◆ **Data block**
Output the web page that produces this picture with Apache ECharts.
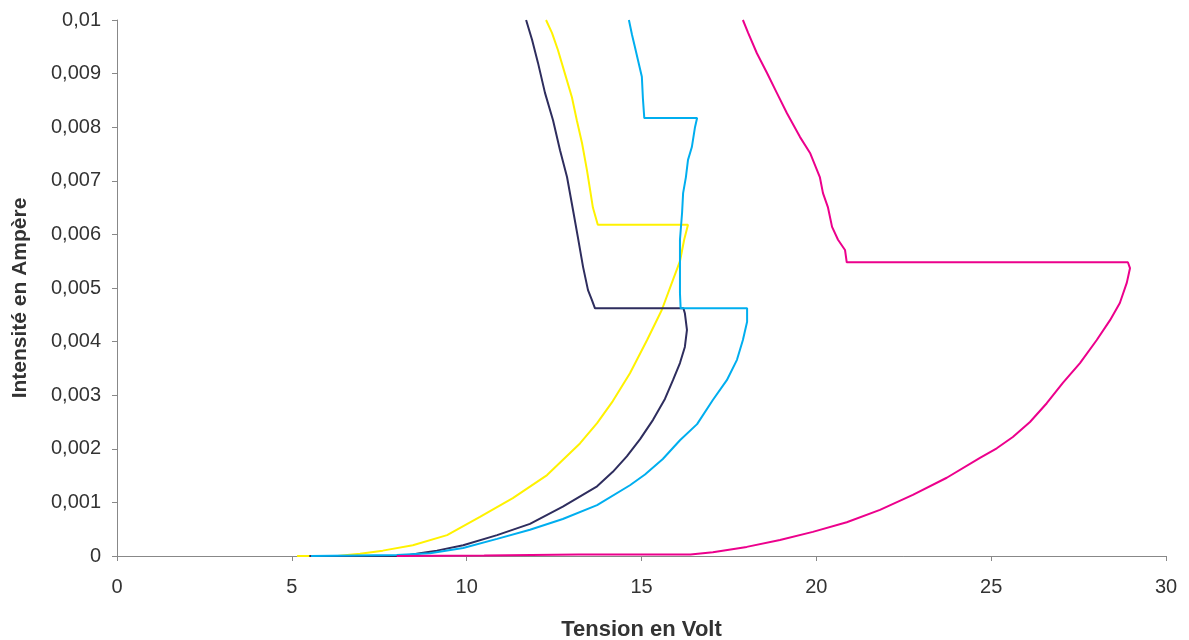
<!DOCTYPE html>
<html>
<head>
<meta charset="utf-8">
<script src="https://cdn.jsdelivr.net/npm/echarts@6/dist/echarts.min.js"></script>
<style>
html,body{margin:0;padding:0;background:#fff;}
#chart{width:1189px;height:640px;}
</style>
</head>
<body>
<div id="chart"></div>
<script>
// Tick labels
var xTicks = [0, 5, 10, 15, 20, 25, 30];
var yTicks = ['0', '0,001', '0,002', '0,003', '0,004', '0,005', '0,006', '0,007', '0,008', '0,009', '0,01'];

// Series data: [Tension (V), Intensité (A)]
var yellowData = [[5.15,0],[6.3,0],[6.95,0.00004],[7.6,0.0001],[8.46,0.0002],[9.44,0.00039],[10.38,0.00073],[11.32,0.00108],[12.3,0.00151],[13.24,0.0021],[13.73,0.00248],[14.18,0.00289],[14.67,0.00341],[15.16,0.00403],[15.58,0.00459],[15.9,0.00515],[16.1,0.0055],[16.22,0.0059],[16.33,0.00618],[13.75,0.00618],[13.61,0.0065],[13.53,0.00683],[13.44,0.0072],[13.3,0.0077],[13.15,0.00813],[13.01,0.00856],[12.81,0.009],[12.61,0.00944],[12.44,0.00976],[12.27,0.01]];
var navyData = [[5.5,0],[8.2,0],[8.66,0.00005],[9.15,0.0001],[9.9,0.0002],[10.87,0.00039],[11.81,0.0006],[12.75,0.00092],[13.73,0.0013],[14.18,0.00157],[14.58,0.00186],[14.96,0.00218],[15.33,0.00254],[15.67,0.00293],[15.9,0.00328],[16.1,0.0036],[16.24,0.0039],[16.3,0.00422],[16.24,0.00453],[16.2,0.00462],[13.67,0.00462],[13.58,0.00478],[13.47,0.00496],[13.33,0.00539],[13.18,0.00595],[13.04,0.00646],[12.87,0.00707],[12.67,0.00757],[12.47,0.00813],[12.24,0.00864],[12.04,0.0092],[11.87,0.00963],[11.7,0.01]];
var cyanData = [[5.55,0],[8.0,0.00002],[8.95,0.00005],[9.9,0.00015],[10.87,0.00032],[11.81,0.00049],[12.75,0.00069],[13.73,0.00095],[14.67,0.00132],[15.1,0.00152],[15.61,0.00181],[16.1,0.00216],[16.59,0.00246],[17.04,0.00291],[17.44,0.00328],[17.73,0.00366],[17.9,0.00403],[18.02,0.00437],[18.02,0.00462],[16.12,0.00462],[16.1,0.0049],[16.1,0.0059],[16.16,0.0064],[16.19,0.00677],[16.27,0.00707],[16.33,0.00739],[16.44,0.00763],[16.53,0.008],[16.59,0.00817],[15.08,0.00817],[15.04,0.00854],[15.01,0.00894],[14.9,0.00925],[14.81,0.0095],[14.73,0.00972],[14.64,0.01]];
var magentaData = [[8.0,0],[10.5,0.00001],[13.2,0.00003],[16.4,0.00003],[16.45,0.00005],[17.04,0.00007],[18.01,0.00017],[18.96,0.0003],[19.9,0.00045],[20.87,0.00063],[21.82,0.00086],[22.76,0.00114],[23.73,0.00146],[24.68,0.00183],[25.16,0.00201],[25.62,0.00222],[26.11,0.0025],[26.59,0.00285],[27.05,0.00323],[27.54,0.0036],[28.02,0.00403],[28.4,0.0044],[28.68,0.00472],[28.88,0.0051],[28.97,0.00537],[28.91,0.00548],[20.87,0.00548],[20.82,0.00571],[20.62,0.0059],[20.45,0.00614],[20.33,0.00651],[20.19,0.00677],[20.1,0.00707],[19.82,0.00752],[19.53,0.00782],[19.16,0.00826],[18.87,0.00864],[18.59,0.00901],[18.3,0.00938],[18.05,0.00976],[17.9,0.01]];

var chart = echarts.init(document.getElementById('chart'), null, {renderer: 'canvas'});
function mkSeries(data, color) {
  return {
    type: 'line',
    data: data,
    showSymbol: false,
    symbol: 'none',
    smooth: false,
    clip: true,
    lineStyle: {color: color, width: 2},
    itemStyle: {color: color},
    animation: false
  };
}
var font = '"Liberation Sans", Arial, sans-serif';
chart.setOption({
  animation: false,
  backgroundColor: '#ffffff',
  grid: {left: 117, right: 23, top: 20, bottom: 84, containLabel: false, outerBoundsMode: 'none'},
  xAxis: {
    type: 'value',
    min: xTicks[0], max: xTicks[xTicks.length - 1], interval: 5,
    name: 'Tension en Volt',
    nameLocation: 'middle',
    nameGap: 63,
    nameTextStyle: {fontFamily: font, fontWeight: 'bold', fontSize: 22, color: '#333'},
    axisLine: {show: true, onZero: false, lineStyle: {color: '#888888', width: 1}},
    axisTick: {show: true, inside: false, length: 5, lineStyle: {color: '#888888'}},
    axisLabel: {fontFamily: font, fontSize: 20, color: '#333', margin: 21},
    splitLine: {show: false}
  },
  yAxis: {
    type: 'value',
    min: 0, max: 0.01, interval: 0.001,
    name: 'Intensité en Ampère',
    nameLocation: 'middle',
    nameGap: 86,
    nameTextStyle: {fontFamily: font, fontWeight: 'bold', fontSize: 21, color: '#333', padding: [0, 20, 0, 0]},
    axisLine: {show: true, lineStyle: {color: '#888888', width: 1}},
    axisTick: {show: true, inside: false, length: 5, lineStyle: {color: '#888888'}},
    axisLabel: {
      fontFamily: font, fontSize: 20, color: '#333', margin: 16,
      formatter: function (v) { return yTicks[Math.round(v / 0.001)]; }
    },
    splitLine: {show: false}
  },
  series: [
    mkSeries(yellowData, '#FFF200'),
    mkSeries(navyData, '#2E2D5E'),
    mkSeries(cyanData, '#00AEEF'),
    mkSeries(magentaData, '#EC008C')
  ]
});
</script>
</body>
</html>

◆ **What you have to do**
Transcribe the full listing character for character. Pictures are excluded.

◆ **Task solution**
Output the web page that produces this picture with Apache ECharts.
<!DOCTYPE html>
<html>
<head>
<meta charset="utf-8">
<script src="https://cdn.jsdelivr.net/npm/echarts@6/dist/echarts.min.js"></script>
<style>
html,body{margin:0;padding:0;background:#fff;}
#chart{width:1189px;height:640px;}
</style>
</head>
<body>
<div id="chart"></div>
<script>
// Tick labels
var xTicks = [0, 5, 10, 15, 20, 25, 30];
var yTicks = ['0', '0,001', '0,002', '0,003', '0,004', '0,005', '0,006', '0,007', '0,008', '0,009', '0,01'];

// Series data: [Tension (V), Intensité (A)]
var yellowData = [[5.15,0],[6.3,0],[6.95,0.00004],[7.6,0.0001],[8.46,0.0002],[9.44,0.00039],[10.38,0.00073],[11.32,0.00108],[12.3,0.00151],[13.24,0.0021],[13.73,0.00248],[14.18,0.00289],[14.67,0.00341],[15.16,0.00403],[15.58,0.00459],[15.9,0.00515],[16.1,0.0055],[16.22,0.0059],[16.33,0.00618],[13.75,0.00618],[13.61,0.0065],[13.53,0.00683],[13.44,0.0072],[13.3,0.0077],[13.15,0.00813],[13.01,0.00856],[12.81,0.009],[12.61,0.00944],[12.44,0.00976],[12.27,0.01]];
var navyData = [[5.5,0],[8.2,0],[8.66,0.00005],[9.15,0.0001],[9.9,0.0002],[10.87,0.00039],[11.81,0.0006],[12.75,0.00092],[13.73,0.0013],[14.18,0.00157],[14.58,0.00186],[14.96,0.00218],[15.33,0.00254],[15.67,0.00293],[15.9,0.00328],[16.1,0.0036],[16.24,0.0039],[16.3,0.00422],[16.24,0.00453],[16.2,0.00462],[13.67,0.00462],[13.58,0.00478],[13.47,0.00496],[13.33,0.00539],[13.18,0.00595],[13.04,0.00646],[12.87,0.00707],[12.67,0.00757],[12.47,0.00813],[12.24,0.00864],[12.04,0.0092],[11.87,0.00963],[11.7,0.01]];
var cyanData = [[5.55,0],[8.0,0.00002],[8.95,0.00005],[9.9,0.00015],[10.87,0.00032],[11.81,0.00049],[12.75,0.00069],[13.73,0.00095],[14.67,0.00132],[15.1,0.00152],[15.61,0.00181],[16.1,0.00216],[16.59,0.00246],[17.04,0.00291],[17.44,0.00328],[17.73,0.00366],[17.9,0.00403],[18.02,0.00437],[18.02,0.00462],[16.12,0.00462],[16.1,0.0049],[16.1,0.0059],[16.16,0.0064],[16.19,0.00677],[16.27,0.00707],[16.33,0.00739],[16.44,0.00763],[16.53,0.008],[16.59,0.00817],[15.08,0.00817],[15.04,0.00854],[15.01,0.00894],[14.9,0.00925],[14.81,0.0095],[14.73,0.00972],[14.64,0.01]];
var magentaData = [[8.0,0],[10.5,0.00001],[13.2,0.00003],[16.4,0.00003],[16.45,0.00005],[17.04,0.00007],[18.01,0.00017],[18.96,0.0003],[19.9,0.00045],[20.87,0.00063],[21.82,0.00086],[22.76,0.00114],[23.73,0.00146],[24.68,0.00183],[25.16,0.00201],[25.62,0.00222],[26.11,0.0025],[26.59,0.00285],[27.05,0.00323],[27.54,0.0036],[28.02,0.00403],[28.4,0.0044],[28.68,0.00472],[28.88,0.0051],[28.97,0.00537],[28.91,0.00548],[20.87,0.00548],[20.82,0.00571],[20.62,0.0059],[20.45,0.00614],[20.33,0.00651],[20.19,0.00677],[20.1,0.00707],[19.82,0.00752],[19.53,0.00782],[19.16,0.00826],[18.87,0.00864],[18.59,0.00901],[18.3,0.00938],[18.05,0.00976],[17.9,0.01]];

var chart = echarts.init(document.getElementById('chart'), null, {renderer: 'canvas'});
function mkSeries(data, color) {
  return {
    type: 'line',
    data: data,
    showSymbol: false,
    symbol: 'none',
    smooth: false,
    clip: true,
    lineStyle: {color: color, width: 2},
    itemStyle: {color: color},
    animation: false
  };
}
var font = '"Liberation Sans", Arial, sans-serif';
chart.setOption({
  animation: false,
  backgroundColor: '#ffffff',
  grid: {left: 117, right: 23, top: 20, bottom: 84, containLabel: false, outerBoundsMode: 'none'},
  xAxis: {
    type: 'value',
    min: xTicks[0], max: xTicks[xTicks.length - 1], interval: 5,
    name: 'Tension en Volt',
    nameLocation: 'middle',
    nameGap: 63,
    nameTextStyle: {fontFamily: font, fontWeight: 'bold', fontSize: 22, color: '#333'},
    axisLine: {show: true, onZero: false, lineStyle: {color: '#888888', width: 1}},
    axisTick: {show: true, inside: false, length: 5, lineStyle: {color: '#888888'}},
    axisLabel: {fontFamily: font, fontSize: 20, color: '#333', margin: 21},
    splitLine: {show: false}
  },
  yAxis: {
    type: 'value',
    min: 0, max: 0.01, interval: 0.001,
    name: 'Intensité en Ampère',
    nameLocation: 'middle',
    nameGap: 86,
    nameTextStyle: {fontFamily: font, fontWeight: 'bold', fontSize: 21, color: '#333', padding: [0, 20, 0, 0]},
    axisLine: {show: true, lineStyle: {color: '#888888', width: 1}},
    axisTick: {show: true, inside: false, length: 5, lineStyle: {color: '#888888'}},
    axisLabel: {
      fontFamily: font, fontSize: 20, color: '#333', margin: 16,
      formatter: function (v) { return yTicks[Math.round(v / 0.001)]; }
    },
    splitLine: {show: false}
  },
  series: [
    mkSeries(yellowData, '#FFF200'),
    mkSeries(navyData, '#2E2D5E'),
    mkSeries(cyanData, '#00AEEF'),
    mkSeries(magentaData, '#EC008C')
  ]
});
</script>
</body>
</html>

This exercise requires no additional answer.